621-627 Central Street
- Historic Name: (Charles F. Young) apartment building
- Uses: Residences
- Date of Construction: Circa 1908
- Style/Form: Triple Decker with Italianate elements
- Architect/Builder: Charles Young (possibly)
- Foundation: Stone and concrete
- Wall/Trim: Wood clapboard
- Roof: Flat roof
- Major Alterations: Front doors recently installed
- Condition: Fair
- Included in Hengen survey? No
- Related oral interview? No
- Portuguese owned? Yes (1970s)
- Recorded by: Gregory Gray Fitzsimons and Marie Frank
- Organization: UMass Lowell
- Date: July 2023
Description
This three-story wood-frame building is one of the few triple-deckers in somewhat original condition in Back Central. Its façade on Central Street has projecting bays flanking the entrance (with four doors) along with a three-story recessed porch. Originally the main (Central Street) façade contained alternate belts of clapboard siding with scalloped shingles and this feature extended partially along the north and south façades. (The scalloped shingles were removed at an unknown date and replaced with claphoards.) Along the north (Elm Street) and south façades there are also projecting bays. On the north and south side of the building there is a single entrance (also with a newer door) with original ornate wooden brackets supporting the small projecting roof. The rear (west) façade has a three-story recessed porch and entrances on the ground floor.
History
This triple-decker was constructed around 1908 and stands near the site of Lowell’s first Methodist Church. The church, which was on Elm Street, near Central, appears on the 1832 Benjamin Mather map and was one of three churches on Chapel Hill. By 1841, a larger church on Prescott Street superseded the old Methodist Church. Andrew T. Nute, a manufacturer of weighing scales owned the property of the old church by 1850. Just to the east, was a dwelling on the corner of Elm and Central, owned by a “Brown,” probably Francis Brown, who owned other properties on Chapel Hill. By the 1870s a wood-frame, two-family house occupied the corner lot. According to the 1896 atlas, Orrin S. Nute, son of Andrew, owned part of this property and Timothy Brown owned the other. This two-family dwelling was still standing in 1906 with the addresses 621 and 623 Central Street. Residing here were mostly Irish Americans, working in the textile mills.

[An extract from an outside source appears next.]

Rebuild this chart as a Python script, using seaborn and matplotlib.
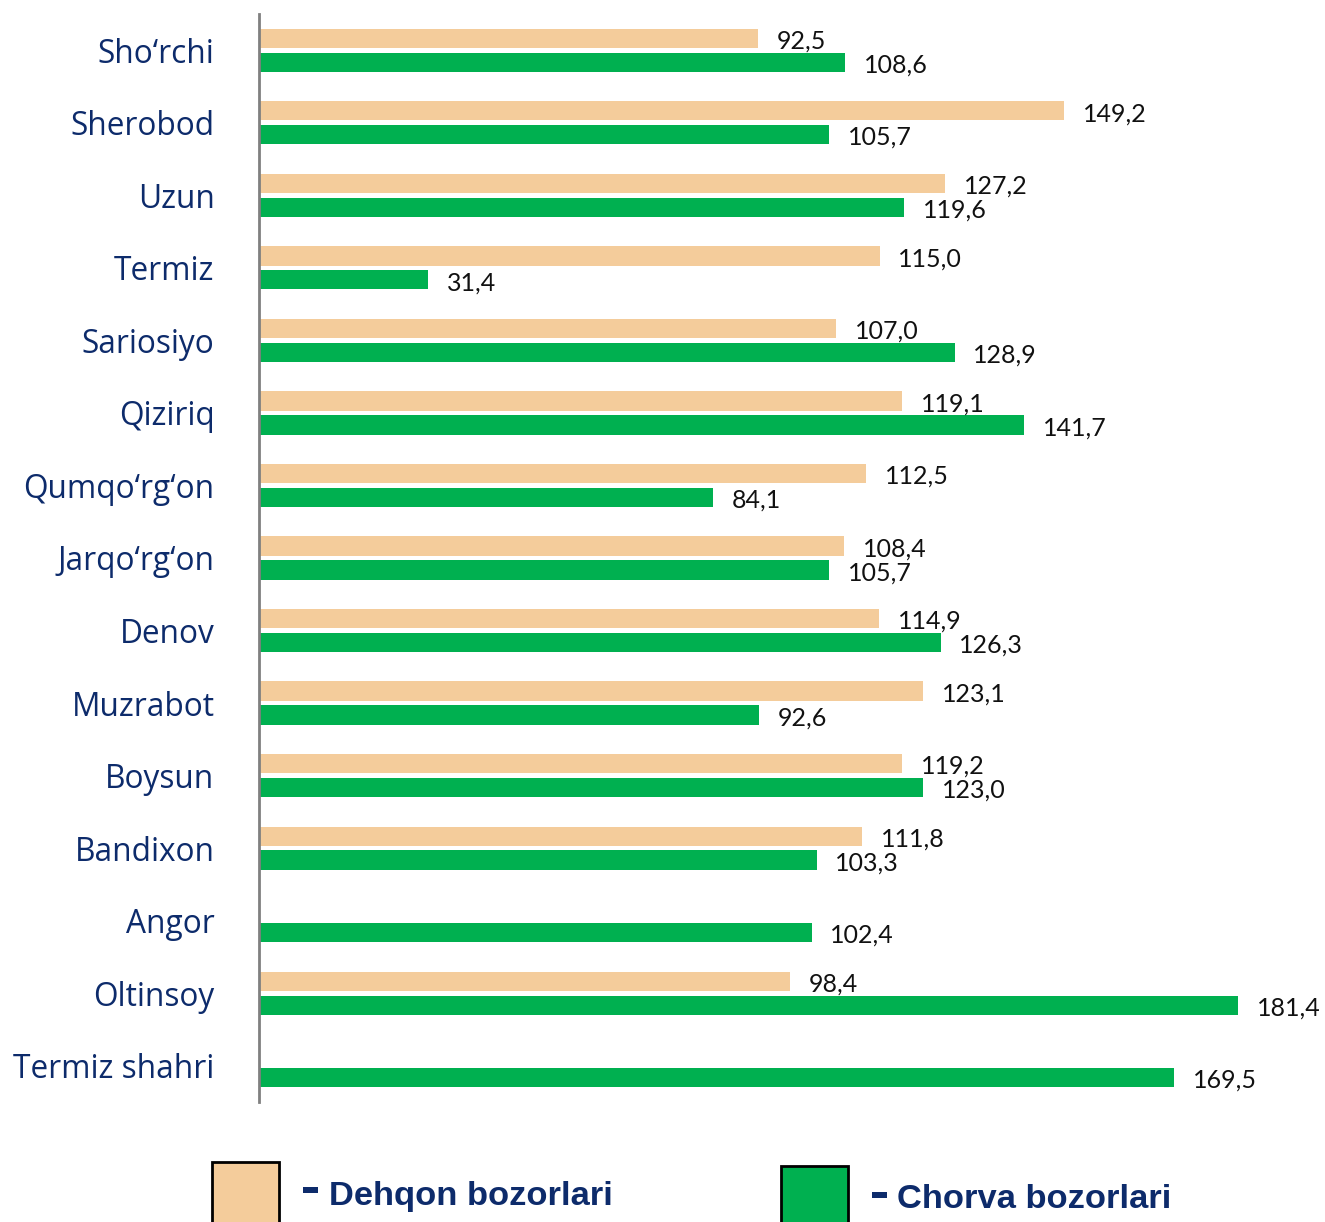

Living nearby at 733 Central Street was Charles E Young (1868-1968), a well-known interior decorator in the early 1900s. Young operated his business out of his house and one of his commissions entailed the interior design of the New Hampshire state house in Concord. It appears that around 1908 he had constructed, possibly with his own design, the triple decker at the corner of Central and Elm streets. By 1909 he moved there (into 625 Central Street) with his wife, Mary, a well-known and popular vocalist, and family, and ran his business in a room in the apartment building. (Although Young is listed as owner of the property in the federal census of 1910, it seems that Thomas F. Harrington, a local physician, who handled the various Harrington properties in Lowell, held title to part of this lot.) In 1922, Young obtained a deed from Thomas Harrington for this property. He would remain at 625 Central Street until his death in 1968. Young rented the other apartments to various tenants, a number of whom were Irish Americans who worked in various occupations ranging from police officer to pool room proprietor and grocery store clerk to musician. For many years one of the residents was Italian immigrant Silvio Bernardini, a lineman for the telephone company, and his wife. Other long-term residents in the triple decker included the Rousseau family. It appears that the first Portuguese tenants did not reside here until the 1960s. Ernest L. Ramalho, who was assistant treasurer at the Middlesex Bank and an officer in the Holy Ghost Society, resided here (at 625) by 1965 and bought the property before selling it in 1992.
Sources
- Benjamin Mather map of Lowell, 1832.
- Lowell Atlases, 1841, 1896, 1924, 1936.
- Property deed, Harrington to Young, October 20, 1922, book 670, pages 196-197, Northern Middlesex Registry of Deeds.
- Property deed, Ramalho to Gravito, August 25, 1992, Northern Middlesex Registry of Deeds.
- Obituary of Charles F. Young, Lowell Sun, December 6, 1968.
- “Local Decorator Mr. Charles F. Young,” Lowell Sun, August 26, 1902.
- Federal Census, Lowell, Massachusetts, 1900, 1910, 1920, 1930 & 1940.
- Lowell city directories, 1900, 1908, 1909, 1922 & 1975.